Fritillarias number in the 100’s, all are bulbous plants, purchased in fall with the usual array of fall bulbs. Most are low growing, all are from the Northern Hemisphere, although none are indigenous to the middle and eastern part of the United States, found growing from Europe west to China, Japan and then California to Nevada. That being said, some of the best “frit” growers in the world live in the east and north east.

Gardeners that grow frits (their affectionate nick name) can be as crazy as daffodil people. I once had a customer at my nursery ask that I stop sending her a catalog, she was only interested in daffodils. The biggest difference between the 2 kind of plant crazies would be the challenge of growing the many species of fritillaria since the majority come from desert environments and need a very targeted period of moisture. This is achieved by growing them in a frame with a clear cover so the watering is completely controlled. These structures are often called alpine houses, like a greenhouse but with open ends, essentially living with the outside temperature but not the rain.

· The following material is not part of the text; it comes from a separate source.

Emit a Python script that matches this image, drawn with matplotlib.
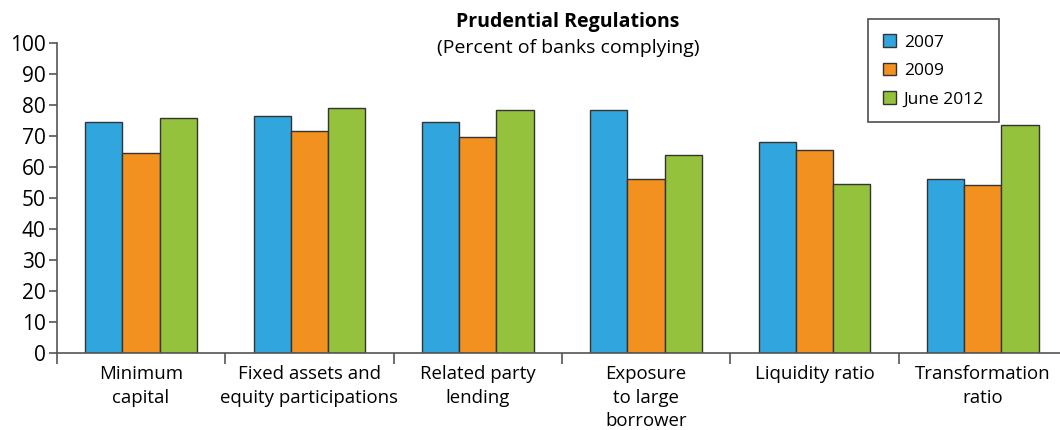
import numpy as np
import matplotlib.pyplot as plt
from matplotlib.ticker import FixedLocator

plt.rcParams['font.family'] = ['Open Sans', 'DejaVu Sans']

# percent of banks complying, per regulation
categories = [
    "Minimum\ncapital",
    "Fixed assets and\nequity participations",
    "Related party\nlending",
    "Exposure\nto large\nborrower",
    "Liquidity ratio",
    "Transformation\nratio",
]
y2007 = [74.3, 76.3, 74.3, 78.3, 68.1, 55.9]
y2009 = [64.5, 71.5, 69.7, 55.9, 65.3, 54.0]
y2012 = [75.6, 79.0, 78.3, 63.8, 54.3, 73.5]
series_labels = ["2007", "2009", "June 2012"]
colors = ["#31A6DE", "#F39120", "#95C23D"]

fig = plt.figure(figsize=(10.6, 4.3), dpi=100)
ax = fig.add_axes([0.0536, 0.1798, 0.953, 0.7209])

x = np.arange(len(categories))
w = 0.221
for i, (vals, lab, col) in enumerate(zip([y2007, y2009, y2012], series_labels, colors)):
    ax.bar(x + (i - 1) * w, vals, width=w, color=col, edgecolor="#333333",
           linewidth=1.0, label=lab)

ax.set_xlim(-0.5, 5.5)
ax.set_ylim(0, 100)
ax.set_yticks(range(0, 101, 10))
ax.tick_params(axis="y", labelsize=15, length=6, color="#555555", width=1.2, pad=2)

# category labels on the centres, tick marks on the boundaries
ax.set_xticks(x)
ax.set_xticklabels(categories, fontsize=13.4, linespacing=1.38, va="top")
ax.tick_params(axis="x", which="major", length=0, pad=9)
ax.xaxis.set_minor_locator(FixedLocator(np.arange(-0.5, 6, 1.0)))
ax.tick_params(axis="x", which="minor", length=8, color="#555555", width=1.2)

for s in ["top", "right"]:
    ax.spines[s].set_visible(False)
for s in ["left", "bottom"]:
    ax.spines[s].set_color("#555555")
    ax.spines[s].set_linewidth(1.2)

fig.text(0.536, 0.95, "Prudential Regulations", ha="center", va="center",
         fontsize=14, fontweight="bold")
fig.text(0.536, 0.888, "(Percent of banks complying)", ha="center", va="center",
         fontsize=14)

leg = fig.legend(loc="upper left", bbox_to_anchor=(0.819, 0.955), fontsize=12.5,
                 frameon=True, fancybox=False, edgecolor="#222222",
                 handlelength=0.75, handleheight=0.75, handletextpad=0.45,
                 labelspacing=0.7, borderpad=0.85, borderaxespad=0)
leg.get_frame().set_linewidth(1.2)

fig.savefig("out.png", dpi=100)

Of course frit growers aren’t interested in what you or I might buy, they need to acquire as many species as possible and grow them from seed. The choice to grow them from seed isn’t really a choice since very few species are available as bulbs, another tip to the challenge of the plant.

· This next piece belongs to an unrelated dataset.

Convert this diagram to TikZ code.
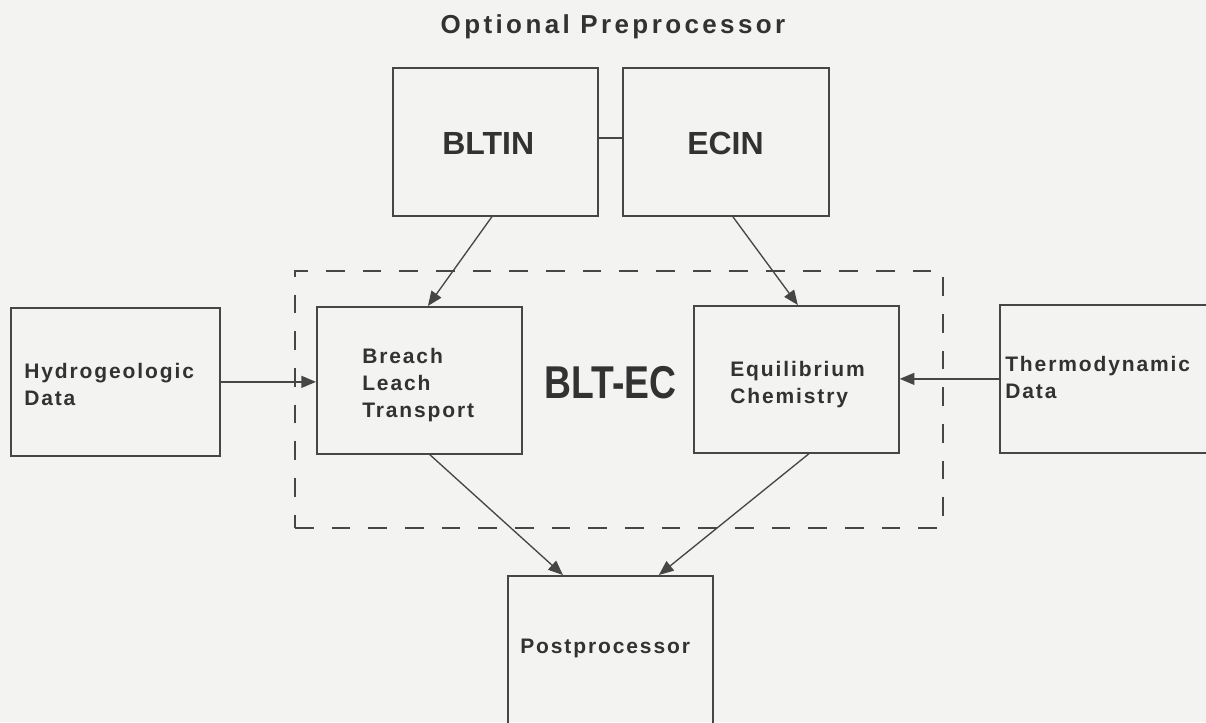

Fortunately there are a few that can be grown here, bought as bulbs in fall, it’s imperative that they are planted quickly, lacking the covering or tunic that other bulbs often have, like the papery shell around a clove of garlic, they dry out sooner than others. One of the most beautiful is Fritillaria imperialis or the crown imperial. One of the first to emerge in spring, very green leaves rise and produce large, hanging flowers of orange or yellow. All are members of the lily family, often eaten by deer, but in this case the bulb and foliage smell like skunk, some say fox, to protect them from herbivores. From southern Turkey to Kashmir, good drainage is a must, I suggest you surround the bulb with Permatil or chicken grit before packing in the soil. Plant them 6” deep. The floral stem rises from the center, leaving a divot in the bulb which allegedly causes them to rot and much is made of laying them on their side but the truth is they will right themselves so don’t bother, just give them good drainage.

Fritillaria persica requires the same care. Grayish foliage with gorgeous, deep purple flowers can grow to 2’. I plant them every year and at least 5. They are not persistent or reliable in flowering. Remember the grit, it’s worth the effort.

The single most popular frit is the little F. melagris. Known as the checkered lily or guinea-hen flower, the pendulous bells are checkered. The species is easy to grow, requiring summer moisture, even when it’s gone dormant (like snowdrops). Inexpensive and available in a range of purple shades to a pure white, with little green checkers. My recommendation is to drop them in with coral bells, Phlox stolonifera or woodland phlox, and primula. You won’t regret it and no one will call you crazy!